Dinner tonight was from our truck; saut├ęd chicken and mushrooms, rice, spicy mushroom cream sauce, steamed broccoli, cauliflower and carrots, and cole slaw. Excellent.

We had as an option tomorrow to go canoeing on the river early in the morning. When I say “early”, I mean it’s a 5:45 wake-up call. We were warned that we would get wet, would not really have access to cameras (which had to be sealed away in dry bags), and would probably need to shower on return – though we would need to check out of the room on our way TO canoeing at 7 AM. We liked the idea but decided to pass.


Today's Africa Travel Tip: Water

We are now in the desert. It’s dry here and there isn’t much water.

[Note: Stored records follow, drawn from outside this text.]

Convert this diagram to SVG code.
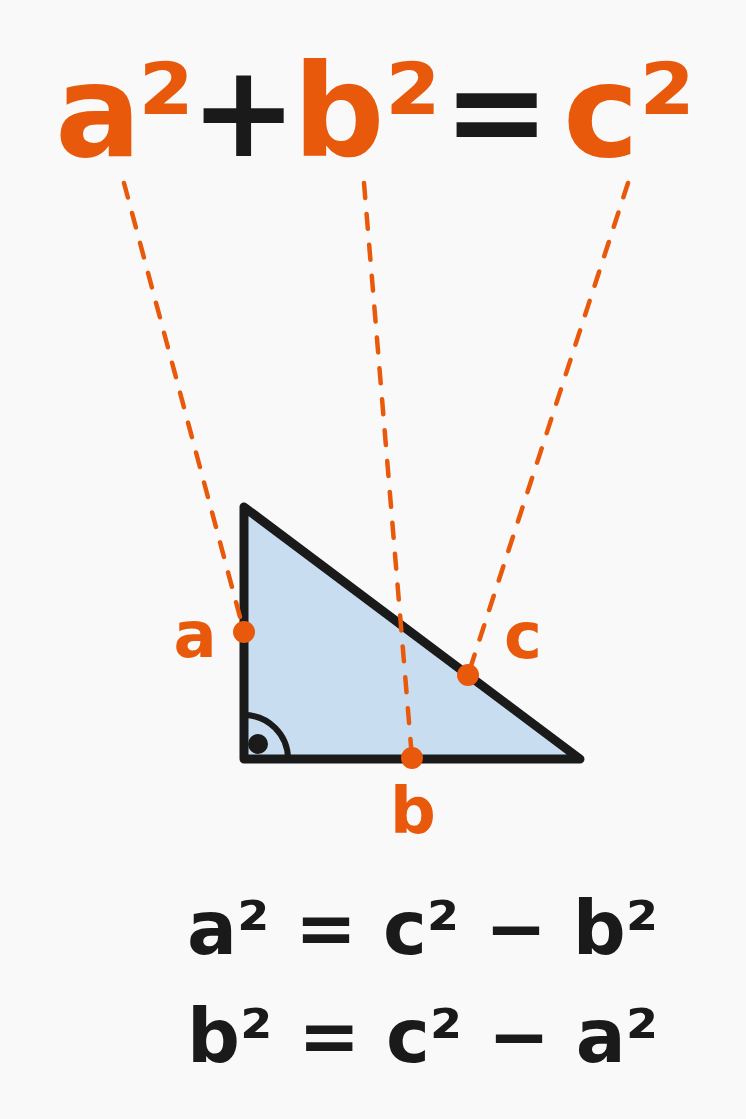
<svg xmlns="http://www.w3.org/2000/svg" width="746" height="1119" viewBox="0 0 746 1119">
<style>
.t{font-family:"DejaVu Sans","Liberation Sans",sans-serif;font-weight:bold}
.o{fill:#E8590C}
.k{fill:#1A1A1A}
.dash{fill:none;stroke:#E8590C;stroke-width:4.5;stroke-dasharray:15 16;stroke-linecap:round}
</style>
<rect width="746" height="1119" fill="#F9F9F9"/>
<g id="formula">
<text class="t" y="156" font-size="128"><tspan class="o" x="55">a</tspan><tspan class="o" x="138">²</tspan><tspan class="k" x="190">+</tspan><tspan class="o" x="293">b²</tspan><tspan class="k" x="443">=</tspan><tspan class="o" x="563">c²</tspan></text>
</g>
<g id="triangle">
<path d="M244 507 L244 759 L580 759 Z" fill="#C8DEF0" stroke="#1A1A1A" stroke-width="9" stroke-linejoin="round"/>
<path d="M244 715 A44 44 0 0 1 288 759" fill="none" stroke="#1A1A1A" stroke-width="6"/>
<circle cx="258" cy="744" r="10" fill="#1A1A1A"/>
</g>
<g id="connectors">
<line class="dash" x1="124" y1="183" x2="244" y2="632"/>
<line class="dash" x1="364" y1="183" x2="412" y2="758"/>
<line class="dash" x1="628" y1="183" x2="468" y2="675"/>
</g>
<g id="point-a">
<circle cx="244" cy="632" r="11" fill="#E8590C"/>
<text class="t o" x="195" y="657" font-size="64" text-anchor="middle">a</text>
</g>
<g id="point-b">
<circle cx="412" cy="758" r="11" fill="#E8590C"/>
<text class="t o" x="413" y="833" font-size="64" text-anchor="middle">b</text>
</g>
<g id="point-c">
<circle cx="468" cy="675" r="11" fill="#E8590C"/>
<text class="t o" x="523" y="658" font-size="64" text-anchor="middle">c</text>
</g>
<g id="eq1">
<text class="t k" x="187" y="954" font-size="74">a² = c² − b²</text>
</g>
<g id="eq2">
<text class="t k" x="187" y="1062" font-size="74">b² = c² − a²</text>
</g>
</svg>
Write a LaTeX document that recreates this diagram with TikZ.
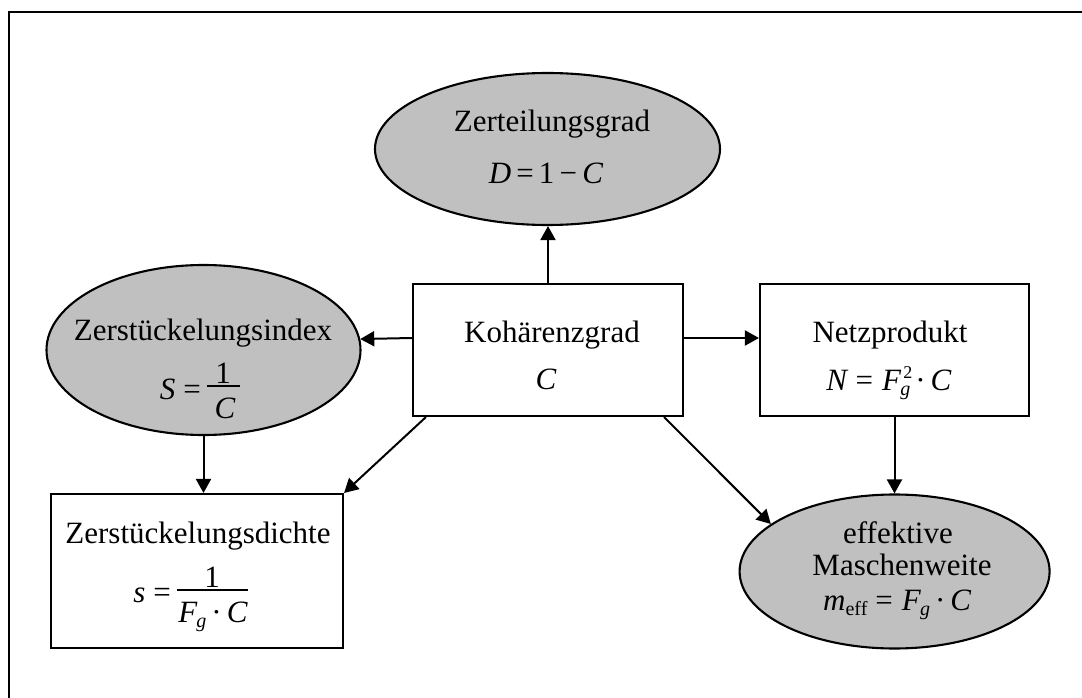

I have ranted before (and will likely rant again) about how bottled water is one of the worst products on the planet from and environmental perspective, and generally a terrible waste of money.

Except here.

While South African tap water is fine, we have arrived at the first place where drinking tap water is not recommended. What to do? Well, you can buy bottled water (most of our touring companions bought 3-5 liters each today and yesterday).

Or you can do what we’re doing and use a SteriPen. This simple lightweight little dude is a UV treatment system; a miniature version of what I installed in my house after the 2013 floods. It treats ½ or 1 litre at a time, and takes ~90 seconds to make water parasite free. The system we brought has a 40 micron pre-filter, and is simple to use. Each set of charged batteries offers 200 treatments (and I have rechargeables), and the lamp handles 3,000 treatment cycles.

Plastic bottles are not recycled in Africa, by the way.